What you have to do –
Pick out all lines in the listing holding the string "Write" and copy them.

──────── Data rows

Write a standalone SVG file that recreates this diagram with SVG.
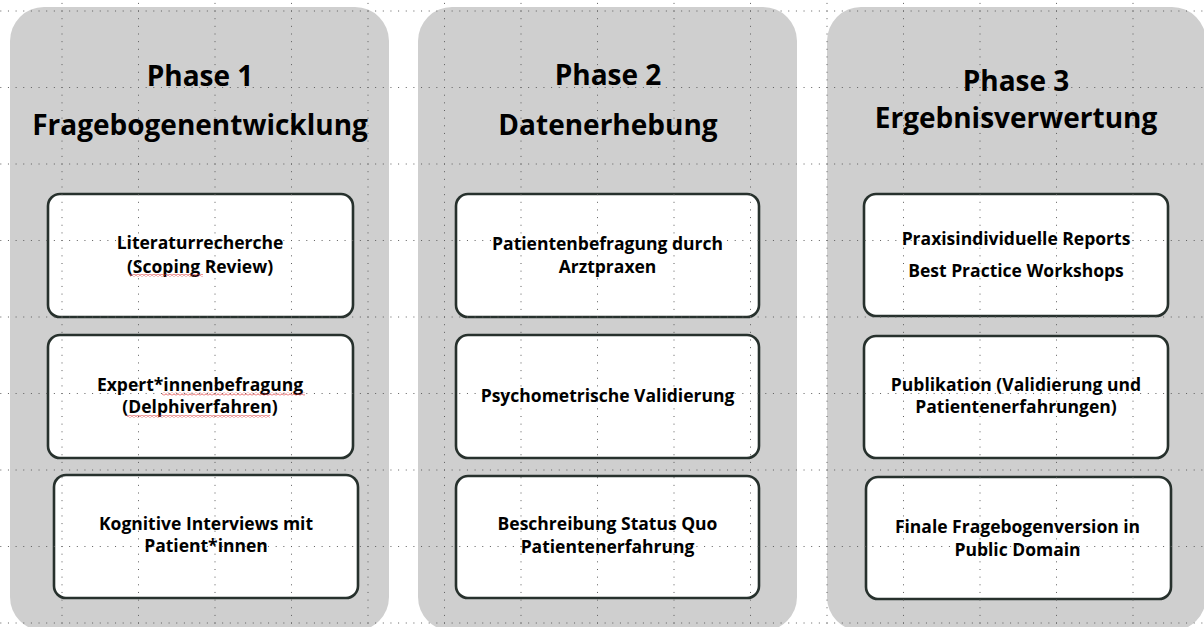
<svg xmlns="http://www.w3.org/2000/svg" width="1204" height="627" viewBox="0 0 1204 627">
<style>
.panel{fill:#cfcfcf;stroke:none}
.box{fill:#ffffff;stroke:#27312d;stroke-width:2.6}
.h{font-family:"Open Sans","Noto Sans","Liberation Sans",sans-serif;font-weight:700;font-size:28px;fill:#000;text-anchor:middle}
.t{font-family:"Open Sans","Noto Sans","Liberation Sans",sans-serif;font-weight:700;font-size:17.5px;fill:#000;text-anchor:middle}
.gv{stroke:#5e5e5e;stroke-width:1;stroke-dasharray:1 6.65}
.sq{fill:url(#squig)}
</style>
<defs>
<pattern id="squig" x="0" y="0" width="4" height="3" patternUnits="userSpaceOnUse">
<path d="M0 2.5 L2 0.7 L4 2.5" fill="none" stroke="#e03030" stroke-width="0.8"/>
</pattern>
</defs>
<rect width="1204" height="627" fill="#ffffff"/>
<g id="phase1">
<rect class="panel" x="10" y="7" width="379" height="624" rx="34"/>
</g>
<g id="phase2">
<rect class="panel" x="418" y="7" width="379" height="624" rx="34"/>
</g>
<g id="phase3">
<rect class="panel" x="827" y="7" width="379" height="624" rx="34"/>
</g>
<g id="p1b1"><rect class="box" x="48" y="194" width="305" height="123" rx="12"/></g>
<g id="p1b2"><rect class="box" x="48" y="335" width="305" height="123" rx="12"/></g>
<g id="p1b3"><rect class="box" x="54" y="475" width="304" height="123" rx="12"/></g>
<g id="p2b1"><rect class="box" x="456" y="194" width="303" height="123" rx="12"/></g>
<g id="p2b2"><rect class="box" x="456" y="335" width="303" height="123" rx="12"/></g>
<g id="p2b3"><rect class="box" x="456" y="476" width="303" height="122" rx="12"/></g>
<g id="p3b1"><rect class="box" x="864" y="194" width="304" height="122" rx="12"/></g>
<g id="p3b2"><rect class="box" x="864" y="336" width="304" height="122" rx="12"/></g>
<g id="p3b3"><rect class="box" x="866" y="477" width="305" height="122" rx="12"/></g>
<g id="grid">
<line class="gv" x1="62" y1="2.9" x2="62" y2="627"/>
<line class="gv" x1="138.5" y1="2.9" x2="138.5" y2="627"/>
<line class="gv" x1="215" y1="2.9" x2="215" y2="627"/>
<line class="gv" x1="291.5" y1="2.9" x2="291.5" y2="627"/>
<line class="gv" x1="368" y1="2.9" x2="368" y2="627"/>
<line class="gv" x1="444.5" y1="2.9" x2="444.5" y2="627"/>
<line class="gv" x1="521" y1="2.9" x2="521" y2="627"/>
<line class="gv" x1="597.5" y1="2.9" x2="597.5" y2="627"/>
<line class="gv" x1="674" y1="2.9" x2="674" y2="627"/>
<line class="gv" x1="750.5" y1="2.9" x2="750.5" y2="627"/>
<line class="gv" x1="827" y1="2.9" x2="827" y2="627"/>
<line class="gv" x1="903.5" y1="2.9" x2="903.5" y2="627"/>
<line class="gv" x1="980" y1="2.9" x2="980" y2="627"/>
<line class="gv" x1="1056.5" y1="2.9" x2="1056.5" y2="627"/>
<line class="gv" x1="1133" y1="2.9" x2="1133" y2="627"/>
<line class="gv" x1="0.3" y1="11" x2="1204" y2="11"/>
<line class="gv" x1="0.3" y1="87.5" x2="1204" y2="87.5"/>
<line class="gv" x1="0.3" y1="164" x2="1204" y2="164"/>
<line class="gv" x1="0.3" y1="240.5" x2="1204" y2="240.5"/>
<line class="gv" x1="0.3" y1="317" x2="1204" y2="317"/>
<line class="gv" x1="0.3" y1="393.5" x2="1204" y2="393.5"/>
<line class="gv" x1="0.3" y1="470" x2="1204" y2="470"/>
<line class="gv" x1="0.3" y1="546.5" x2="1204" y2="546.5"/>
<line class="gv" x1="0.3" y1="623" x2="1204" y2="623"/>
</g>
<g id="connectors"></g>
<g id="labels">
<text class="h" x="200" y="86">Phase 1</text>
<text class="h" x="200" y="135">Fragebogenentwicklung</text>
<text class="h" x="608" y="85">Phase 2</text>
<text class="h" x="608" y="135">Datenerhebung</text>
<text class="h" x="1016" y="91">Phase 3</text>
<text class="h" x="1016" y="128">Ergebnisverwertung</text>
<text class="t" x="200" y="249">Literaturrecherche</text>
<text class="t" x="200" y="272.5">(Scoping Review)</text>
<text class="t" x="200" y="391">Expert*innenbefragung</text>
<text class="t" x="200" y="413">(Delphiverfahren)</text>
<text class="t" x="206" y="530">Kognitive Interviews mit</text>
<text class="t" x="206" y="552">Patient*innen</text>
<text class="t" x="607.5" y="250">Patientenbefragung durch</text>
<text class="t" x="607.5" y="272.5">Arztpraxen</text>
<text class="t" x="607.5" y="402">Psychometrische Validierung</text>
<text class="t" x="607.5" y="530">Beschreibung Status Quo</text>
<text class="t" x="607.5" y="553">Patientenerfahrung</text>
<text class="t" x="1016" y="245">Praxisindividuelle Reports</text>
<text class="t" x="1016" y="276.5">Best Practice Workshops</text>
<text class="t" x="1016" y="390.5">Publikation (Validierung und</text>
<text class="t" x="1016" y="413">Patientenerfahrungen)</text>
<text class="t" x="1017.5" y="533">Finale Fragebogenversion in</text>
<text class="t" x="1017.5" y="556">Public Domain</text>
</g>
<g id="spellmarks">
<rect class="sq" x="130" y="274" width="73" height="3"/>
<rect class="sq" x="162" y="392.5" width="143" height="3"/>
<rect class="sq" x="127" y="415" width="143" height="3"/>
</g>
</svg>
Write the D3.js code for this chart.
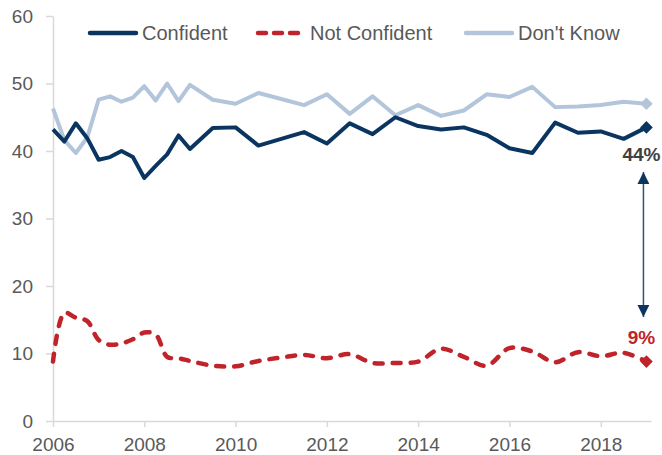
<!DOCTYPE html>
<html>
<head>
<meta charset="utf-8">
<script src="https://cdn.jsdelivr.net/npm/d3@7/dist/d3.min.js"></script>
<style>
body{margin:0;background:#fff;}
text{font-family:"Liberation Sans",Arial,sans-serif;}
</style>
</head>
<body>
<div id="chart"></div>
<script>
// survey dates (quarterly to 2009, then every half year)
var years = [2006,2006.25,2006.5,2006.75,2007,2007.25,2007.5,2007.75,2008,2008.25,2008.5,2008.75,
	2009,2009.5,2010,2010.5,2011,2011.5,2012,2012.5,2013,2013.5,2014,2014.5,2015,2015.5,
	2016,2016.5,2017,2017.5,2018,2018.5,2019];
var confident = [43.2,41.4,44.1,41.9,38.7,39.1,40.0,39.1,36.0,37.8,39.5,42.3,
	40.3,43.4,43.5,40.8,41.8,42.8,41.1,44.1,42.5,45.0,43.7,43.2,43.5,42.4,
	40.4,39.7,44.2,42.7,42.9,41.8,43.5];
var notConfident = [8.8,16.0,15.3,14.8,12.0,11.3,11.5,12.1,13.1,12.8,9.5,9.3,
	8.9,8.2,8.1,8.9,9.4,9.8,9.3,9.9,8.6,8.6,8.8,10.7,9.5,8.2,
	10.8,10.3,8.7,10.2,9.6,10.1,8.8];
var dontKnow = [46.3,41.6,39.7,42.0,47.6,48.1,47.3,47.9,49.6,47.5,50.0,47.4,
	49.8,47.6,47.0,48.6,47.7,46.8,48.4,45.5,48.1,45.3,46.8,45.2,46.0,48.4,
	48.0,49.5,46.5,46.6,46.8,47.3,47.0];
var seriesNames = ["Confident","Not Confident","Don't Know"];
var xTicks = [2006,2008,2010,2012,2014,2016,2018];
var yTicks = [0,10,20,30,40,50,60];
var endLabels = ["44%","9%"];

var width = 662, height = 455;
var navy = "#0b3561", red = "#c1232b", light = "#b3c5da", axisGray = "#d9d9d9", textGray = "#595959";

var svg = d3.select("#chart").append("svg")
	.attr("width", width)
	.attr("height", height);

var x = d3.scaleLinear().domain([2006, 2019.1]).range([53, 651]);
var y = d3.scaleLinear().domain([0, 60]).range([421, 16]);

// axes
var yAxis = svg.append("g")
	.attr("transform", "translate(53,0)")
	.call(d3.axisLeft(y).tickValues(yTicks).tickSize(7).tickPadding(13).tickSizeOuter(0));
var xAxis = svg.append("g")
	.attr("transform", "translate(0,421)")
	.call(d3.axisBottom(x).tickValues(xTicks).tickFormat(d3.format("d")).tickSize(6).tickPadding(11).tickSizeOuter(0));

[yAxis, xAxis].forEach(function(ax) {
	ax.select(".domain").attr("stroke", axisGray).attr("stroke-width", 1.5);
	ax.selectAll(".tick line").attr("stroke", axisGray).attr("stroke-width", 1.5);
	ax.selectAll(".tick text")
		.attr("fill", textGray)
		.style("font-size", "19px")
		.style("font-family", "'Liberation Sans',Arial,sans-serif");
});

function rows(vals) {
	return years.map(function(yr, i) { return {x: yr, y: vals[i]}; });
}

var straight = d3.line().x(function(d) { return x(d.x); }).y(function(d) { return y(d.y); });
var smooth = d3.line().x(function(d) { return x(d.x); }).y(function(d) { return y(d.y); })
	.curve(d3.curveCatmullRom.alpha(0.5));

svg.append("path")
	.datum(rows(dontKnow))
	.attr("fill", "none")
	.attr("stroke", light)
	.attr("stroke-width", 4)
	.attr("stroke-linejoin", "round")
	.attr("d", straight);

svg.append("path")
	.datum(rows(confident))
	.attr("fill", "none")
	.attr("stroke", navy)
	.attr("stroke-width", 4)
	.attr("stroke-linejoin", "round")
	.attr("d", straight);

svg.append("path")
	.datum(rows(notConfident))
	.attr("fill", "none")
	.attr("stroke", red)
	.attr("stroke-width", 4.5)
	.attr("stroke-dasharray", "8,10")
	.attr("stroke-linecap", "round")
	.attr("d", smooth);

// end diamonds
var last = years.length - 1;
var diamond = d3.symbol().type(d3.symbolSquare).size(80);
[[dontKnow, light], [confident, navy], [notConfident, red]].forEach(function(s) {
	svg.append("path")
		.attr("d", diamond)
		.attr("fill", s[1])
		.attr("transform", "translate(" + x(years[last]) + "," + y(s[0][last]) + ") rotate(45)");
});

// end labels
svg.append("text")
	.attr("x", x(years[last]) - 5)
	.attr("y", y(confident[last]) + 34)
	.attr("text-anchor", "middle")
	.attr("fill", "#404040")
	.style("font-size", "19px")
	.style("font-weight", "bold")
	.text(endLabels[0]);
svg.append("text")
	.attr("x", x(years[last]) - 5)
	.attr("y", y(notConfident[last]) - 18)
	.attr("text-anchor", "middle")
	.attr("fill", red)
	.style("font-size", "19px")
	.style("font-weight", "bold")
	.text(endLabels[1]);

// double arrow between the two
var defs = svg.append("defs");
defs.append("marker")
	.attr("id", "head")
	.attr("viewBox", "0 -5 10 10")
	.attr("refX", 10)
	.attr("refY", 0)
	.attr("orient", "auto-start-reverse")
	.attr("markerUnits", "userSpaceOnUse")
	.attr("markerWidth", 12)
	.attr("markerHeight", 12)
	.append("path")
	.attr("d", "M0,-5L10,0L0,5Z")
	.attr("fill", navy);

var ax = x(years[last]) - 3;
svg.append("line")
	.attr("x1", ax).attr("x2", ax)
	.attr("y1", 172).attr("y2", 317)
	.attr("stroke", "#2f5479")
	.attr("stroke-width", 1.5)
	.attr("marker-start", "url(#head)")
	.attr("marker-end", "url(#head)");

// legend
var legendItems = [
	{name: seriesNames[0], color: navy, dash: null, x0: 88},
	{name: seriesNames[1], color: red, dash: "8,8", x0: 256},
	{name: seriesNames[2], color: light, dash: null, x0: 464}
];
var legend = svg.append("g").attr("class", "legend");
legendItems.forEach(function(it) {
	legend.append("line")
		.attr("x1", it.x0 + 2).attr("x2", it.x0 + 48)
		.attr("y1", 33).attr("y2", 33)
		.attr("stroke", it.color)
		.attr("stroke-width", 4.5)
		.attr("stroke-linecap", "round")
		.attr("stroke-dasharray", it.dash);
	legend.append("text")
		.attr("x", it.x0 + 54)
		.attr("y", 40)
		.attr("fill", textGray)
		.style("font-size", "20px")
		.text(it.name);
});
</script>
</body>
</html>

────────────────

Task answer –
Write a standalone SVG file that recreates this diagram with SVG.
Write the D3.js code for this chart.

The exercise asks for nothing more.